Cheiro de lembranças

Terça-feira, 8h30, em Toronto. Saí do ônibus e foi o mesmo que ser transportada no tempo de supetão. Aterrissei pelo menos uns dez anos atrás.

Nosso corpo tem dessas coisas. Um instinto apurado que capta a essência ao seu redor ainda que os outros não consigam ver ou tocar. É só uma sensação, mas é rica e intensa por dentro, e recria suas lembranças de um jeito que elas quase se tornam realidade. A experiência é tão forte que você volta a notar o sabor, o aroma ou a cor do seu passado.

O ar desta manhã me fez sentir o cheiro de férias de dezembro. Meus cinco sentidos me carregaram de volta à minha rotina de acordar cedo, pôr o protetor solar, vestir o biquíni, e sentar à mesa com meus pais e irmão para tomar café. Eu saboreando meus companheiros de quase todos os dias, leite com Nescau e pão francês com manteiga, rindo com a família, falando besteiras, e ocasionalmente pensando em problemas de adolescentes que hoje soam como piada.

Descer do ônibus em Toronto hoje me arrebatou com um ar fresco incrível. Tinha ali algo intangível e indescritível, mas ao mesmo tempo simples e óbvio para mim. Era semelhante à brisa meio salgada que só se respira nas manhãs mornas da praia, quando o sol ainda está se esforçando para acordar e quase tudo é silêncio exceto pelas ondas e a natureza interagindo.

O ar daqui, hoje, teve o som de paraíso, liberdade, aconchego, porto seguro. Uma dinâmica reforçada pelo canto de pássaros felizes com a primavera iminente, tanto quanto as gaivotas gritam e voam e mergulham no mar, empolgadas com não sei exatamente o quê.

O vento alisou meu rosto fazendo brotar um sorriso imediato de paz. Mas foi um sentimento confuso também, porque estava me inundando de saudade do que o tempo levou embora e jamais terei como recuperar por completo.

A vida flui muito rápido. Muda os cenários, os personagens, os detalhes, e torna impossível de remontar com encaixe perfeito o que se foi. Mas vem o instinto, mais forte do que o resto do meu corpo, mais definitivo que o mundo concreto.

Ainda que eu pisasse no asfalto, envolta com um casaco de fria primavera canadense. Ainda que estivesse caminhando para mais um dia de escritório. Ainda que a orla se mostrasse mais distante que o horizonte, meu contexto era outro e particular, só meu.

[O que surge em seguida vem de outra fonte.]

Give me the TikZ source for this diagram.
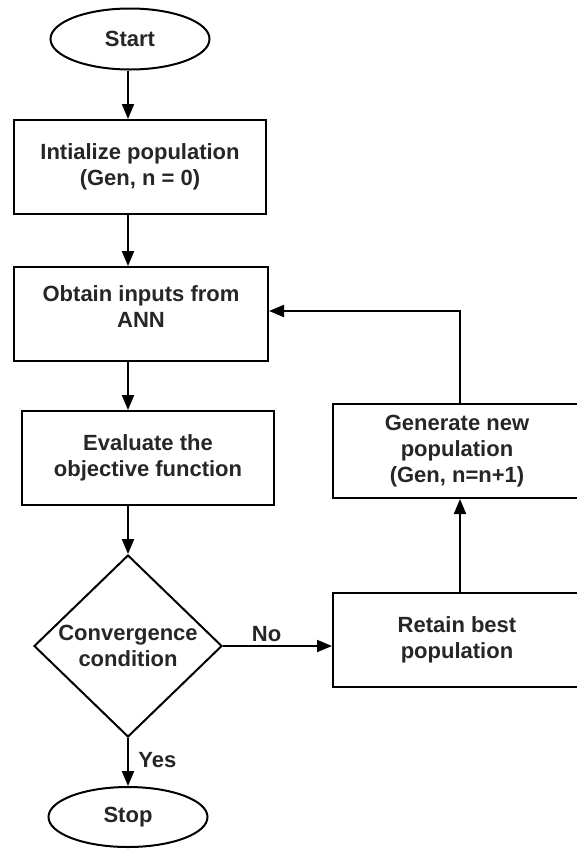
\documentclass[tikz,border=0pt]{standalone}
\usepackage{fontspec}
\setmainfont{Liberation Sans}
\usetikzlibrary{shapes.geometric,arrows.meta}
\begin{document}
\begin{tikzpicture}[x=1pt,y=-1pt,line width=2pt,
        every node/.style={font=\fontsize{22}{26}\selectfont\bfseries,text=black!85,align=center},
        box/.style={draw,rectangle,minimum width=252pt,minimum height=94pt,inner sep=0pt},
        term/.style={draw,ellipse,minimum width=159pt,minimum height=61pt,inner sep=0pt},
        test/.style={draw,diamond,minimum width=188pt,minimum height=182pt,inner sep=0pt},
        arr/.style={-{Triangle[width=12pt,length=15pt]}}]
    \useasboundingbox (0,0) rectangle (576,849);
    \node[term] (start) at (130,39) {Start};
    \node[box] (init) at (140,167) {Intialize population\\(Gen, n = 0)};
    \node[box,minimum width=254pt] (obtain) at (141,314) {Obtain inputs from\\ANN\vphantom{g}\\[-12pt]};
    \node[box] (eval) at (148,458) {Evaluate the\\objective function};
    \node[test] (conv) at (128,646) {Convergence\\condition};
    \node[term,minimum height=60pt] (stop) at (128,817) {Stop};
    \node[box,minimum width=248pt] (retain) at (457,640) {Retain best\\population};
    \node[box,minimum width=248pt] (gen) at (457,451) {Generate new\\population\\(Gen, n=n+1)};
    \coordinate (fb) at (460,311);
    \draw[arr] (start.south -| conv) -- (init.north -| conv);
    \draw[arr] (init.south -| conv) -- (obtain.north -| conv);
    \draw[arr] (obtain.south -| conv) -- (eval.north -| conv);
    \draw[arr] (eval.south -| conv) -- (conv.north);
    \draw[arr] (conv.east) -- node[above,pos=0.4] {No} (conv.east -| retain.west);
    \draw[arr] (conv.south) -- node[right,pos=0.45,xshift=6pt] {Yes} (stop.north);
    \draw[arr] (retain.north -| fb) -- (gen.south -| fb);
    \draw[arr] (gen.north -| fb) -- (fb) -- (obtain.east |- fb);
\end{tikzpicture}
\end{document}
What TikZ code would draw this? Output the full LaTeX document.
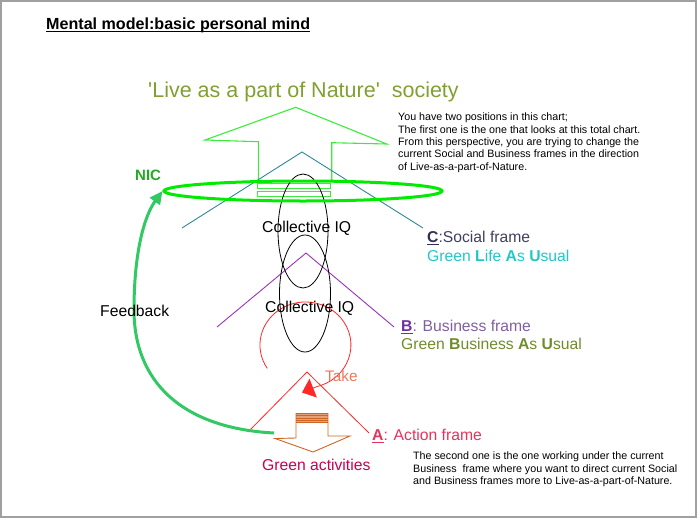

O ar de Toronto acordou meu instinto e bagunçou minhas percepções por alguns minutos. Mais arrebatador do que a realidade era minha lembrança de areia, calor, maresia, férias, juventude e alegria O intenso cheiro das lembranças! Eu quase, quase, revivi o passado. Quase senti o carinho das ondas. Mas aí, passou, evaporou, como um sonho que acaba. E eu estava pisando no asfalto canadense de novo, indo para o trabalho.